One of the best ways to watch out for deals is to get an add-on for your web browser. Certain extensions, like Honey, can scour the web for coupons you can use to bring your prices down, while others, like The Camelizer, can give you the price history of item listings on Amazon. Move your holiday shopping onto your laptop or desktop rather than your phone — it might be worth your while!
3. Buy One Thing Per Month
Depending on how many people you have to buy for during the holidays, you might be able to buy one thing per month. While this method can’t encompass your immediate family if you typically buy a lot of gifts for one another, it can work well for everyone else on your list. If you space your gifts out by just buying one or two a month, you’ll have all your gifts ready to be wrapped by the time the winter holidays roll around.
4. Utilize Credit Rewards
When applying for a credit card, you must remember to use it wisely. Try not to spend more on your credit card than you can pay in a month. That way, you can manage your money well and reap the benefits the card might give you.
The rewards on a credit card give back to you and sort of “reward” you for making purchases — and you might be able to redeem these points for gift cards or airline miles. Designating your holiday purchases to a credit card might stop you from buying more things, as you might in-store, and show you exactly where your money goes.
5. Set Spending Limits
Establishing your budget far ahead of time is an excellent way to get a hold of your funds. If you don’t have a budget, create one — it’s the best way to achieve your financial goals. Once your household sets your budget for the year, you can see how much will go to holiday spending. Set a limit on how much you’ll spend on each person. By setting your spending limits months ahead of time, it’ll be easier for you to stick to them than if you waited until the last minute and panic-bought presents.
6. Let It Sit
Many people impulse shop when stressed or upset because they need the excitement and happiness that comes with the “newness” of something. Some people might buy gifts for others impulsively, too — that way, they can justify it in their mind as it being a gift, not senseless spending for themselves. To squash the thought of impulsive spending, you need to let things sit in your cart for a day or two.
When you let something sit in your cart, you usually have time to decide whether you really want it or it’s just an impulse purchase. It can also give you a chance to look elsewhere for a gift for that specific person. If you find something that fits them better, great! Either way, the item will likely still be available for purchase after you let it sit for a bit.
7. Cut Down Your List
Sometimes, you just don’t have the funds to buy everyone a gift — and that’s okay. Any of your loved ones should understand that you care for them.
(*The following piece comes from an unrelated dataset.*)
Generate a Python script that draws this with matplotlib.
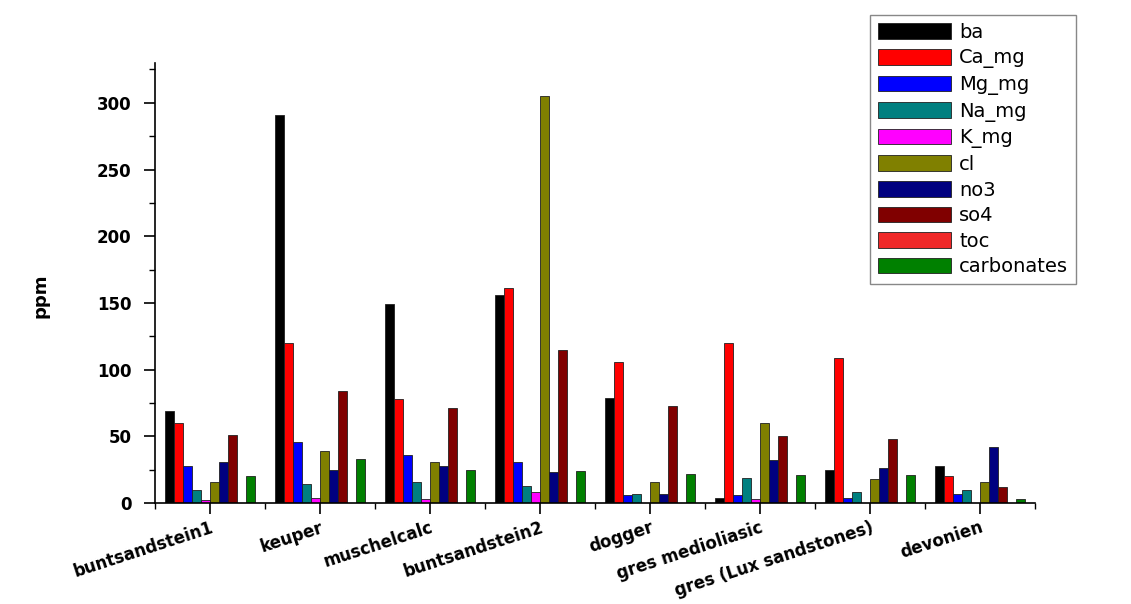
import numpy as np
import matplotlib.pyplot as plt
from matplotlib.ticker import MultipleLocator, FixedLocator

plt.rcParams['font.family'] = ['DejaVu Sans']

# categories and series
categories = ['buntsandstein1', 'keuper', 'muschelcalc', 'buntsandstein2',
              'dogger', 'gres medioliasic', 'gres (Lux sandstones)', 'devonien']
series = ['ba', 'Ca_mg', 'Mg_mg', 'Na_mg', 'K_mg', 'cl', 'no3', 'so4', 'toc', 'carbonates']

ba         = [69, 291, 149, 156, 79, 4, 25, 28]
Ca_mg      = [60, 120, 78, 161, 106, 120, 109, 20]
Mg_mg      = [28, 46, 36, 31, 6, 6, 4, 7]
Na_mg      = [10, 14, 16, 13, 7, 19, 8, 10]
K_mg       = [2, 4, 3, 8, 0, 3, 0, 0]
cl         = [16, 39, 31, 305, 16, 60, 18, 16]
no3        = [31, 25, 28, 23, 7, 32, 26, 42]
so4        = [51, 84, 71, 115, 73, 50, 48, 12]
toc        = [0, 0, 0, 0, 0, 0, 0, 0]
carbonates = [20, 33, 25, 24, 22, 21, 21, 3]

values = [ba, Ca_mg, Mg_mg, Na_mg, K_mg, cl, no3, so4, toc, carbonates]
colors = ['#000000', '#ff0000', '#0000ff', '#008080', '#ff00ff',
          '#808000', '#000080', '#800000', '#f02828', '#008000']

fig = plt.figure(figsize=(11.31, 6.04), dpi=100)
ax = fig.add_axes([0.137, 0.167, 0.778, 0.729])

x = np.arange(1, len(categories) + 1)
w = 0.082
for i, (name, vals, c) in enumerate(zip(series, values, colors)):
    ax.bar(x + (i - 4.5) * w, vals, width=w, color=c, edgecolor='#202020',
           linewidth=0.6, label=name)

ax.set_xlim(0.5, 8.5)
ax.set_ylim(0, 330)

# y axis
ax.yaxis.set_major_locator(MultipleLocator(50))
ax.yaxis.set_minor_locator(MultipleLocator(25))
ax.set_ylabel('ppm', fontsize=13, fontweight='bold')
ax.yaxis.set_label_coords(-0.12, 0.47)
for lab in ax.get_yticklabels():
    lab.set_fontweight('bold')
    lab.set_fontsize(12)

# x axis
ax.set_xticks(x)
ax.xaxis.set_minor_locator(FixedLocator(np.arange(0.5, 9, 1)))
ax.set_xticklabels(categories, rotation=18, ha='right', rotation_mode='anchor',
                   fontsize=12, fontweight='bold')

ax.tick_params(axis='both', which='major', direction='out', length=8, width=1.2)
ax.tick_params(axis='both', which='minor', direction='out', length=4, width=1)
ax.tick_params(axis='x', which='major', pad=3)
ax.tick_params(axis='y', which='major', pad=9)

for s in ['top', 'right']:
    ax.spines[s].set_visible(False)
for s in ['left', 'bottom']:
    ax.spines[s].set_linewidth(1.2)

fig.legend(loc='upper left', bbox_to_anchor=(0.769, 0.975), fontsize=14,
           fancybox=False, edgecolor='#888888', framealpha=1,
           handlelength=3.8, handleheight=0.85, labelspacing=0.34,
           handletextpad=0.4, borderpad=0.4, borderaxespad=0)

fig.savefig('out.png', dpi=100)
They don’t need a gift to prove that you love them and enjoy their company. If you still want to give them something, consider offering baked goods as a holiday surprise to your loved ones instead of expensive gifts.
Alternatively, making DIY gifts is a sentimental way to show people that you care about them, even while you’re on a budget. You can collect the materials over time, then create the gifts for those you care about but can’t allot a specific budget for store-bought gifts this year. Your recipients might like these heartfelt gifts much more than anything you could’ve purchased from a store!
Make Holiday Shopping a Year-Long Commitment
A year of holiday shopping? That might be the last thing you want to do, but it can pay off. You don’t have to be holiday-minded the entire year, but always keep your eye out for something that fits within your budget for someone else. You may just find it cheaper than you could toward the end of the year. With the proper amount of planning, you can significantly decrease the amount of stress you experience during the holidays. That way, you can enjoy the end of the year in peace.